Senza le malattie cardiache gli esseri umani si sarebbero già estinti
Per i biologi e i genetisti può diventare un chiodo fisso: scoprire il vantaggio evolutivo di fenomeni che sembrano piuttosto remare contro la sopravvivenza della specie. La sfida si fa dura nel caso delle malattie cardiovascolari, prima causa di morte nel mondo con 17 milioni di decessi all’anno. Cosa ci guadagna l’Homo sapiens?
Così riporta la redazione di Healtdesk.it. I genetisti della School of BioSciences dell’Università di Melbourne hanno scoperto un curioso effetto benefico, evolutivamente parlando, delle patologie cardiache. I geni coinvolti nello sviluppo delle malattie coronariche (coronary artery disease, Cad) faciliterebbero niente di meno che la capacità di riprodursi, il primo requisito per preservare la specie.
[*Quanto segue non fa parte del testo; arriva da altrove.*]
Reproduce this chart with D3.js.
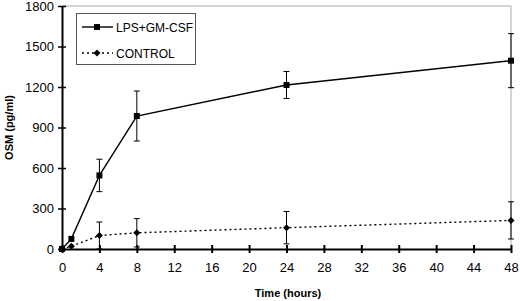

Ciò spiegherebbe per quale motivo la selezione naturale non li abbia fatti fuori alla prima occasione. Questi geni, al contrario, sono stati particolarmente protetti dal processo evolutivo, tanto da venire tramandati per millenni fino ai giorni nostri. Infatti i primi segnali di ispessimento delle arterie coronariche sono stati trovati nelle mummie dell’antico Egitto. È molto probabile, quindi, che ci portiamo dietro questi geni da migliaia di anni.
«Secondo la teoria della selezione naturale proposta da Charles Darwin, i geni che favoriscono la sopravvivenza individuale o la riproduzione dovrebbereo venire conservati o aumentati nella popolazione – spiega Sean Byars coautore dello studio – mentre quelli che riducono le nostre possibilità di sopravvivere dovrebbero venire selezionati in negativo e gradualemnte rimossi o ridotti con il passare del tempo. Quindi non era chiaro perchè le malattie coronariche sono così comuni ai nostri giorni».
I ricercatori hanno analizzato 56 regioni genetiche coinvolte nelle malattie coronariche in 12 comunità originarie di paesi dell’Africa, dell’Europa, e dell’Asia orientale. Grazie a uno strumento statistico sono riusciti a rintracciare i recenti cambiamenti selettivi nel Dna associati alla patologia. Dall’analisi pubblicata su PLOS Genetics è emerso che molti geni coinvolti nella malattia sono stati “volutamente scelti” per essere conservati nel corso dell’evoluzione.
«È per questo che abbiamo sospettato che dovesse esserci qualche effetto benefico sconosciuto – dice Michael Inouye, anche lui a capo dello studio».
Andando avanti con le ricerche, gli scienziati hanno scoperto che i geni in questione sono coinvolti nella fertilità maschile e femminile, tanto da essere espressi negli organi chiave della riproduzione, come testicoli, ovaie, utero.
Tutto torna. L’evoluzione ha fatto cinicamente i suoi calcoli: i primi segnali della malattia generalmente compaiono tra i 40 e i 50 anni, quando i potenziali effetti benefici dei geni sulla fertilità sono già stati sfruttati.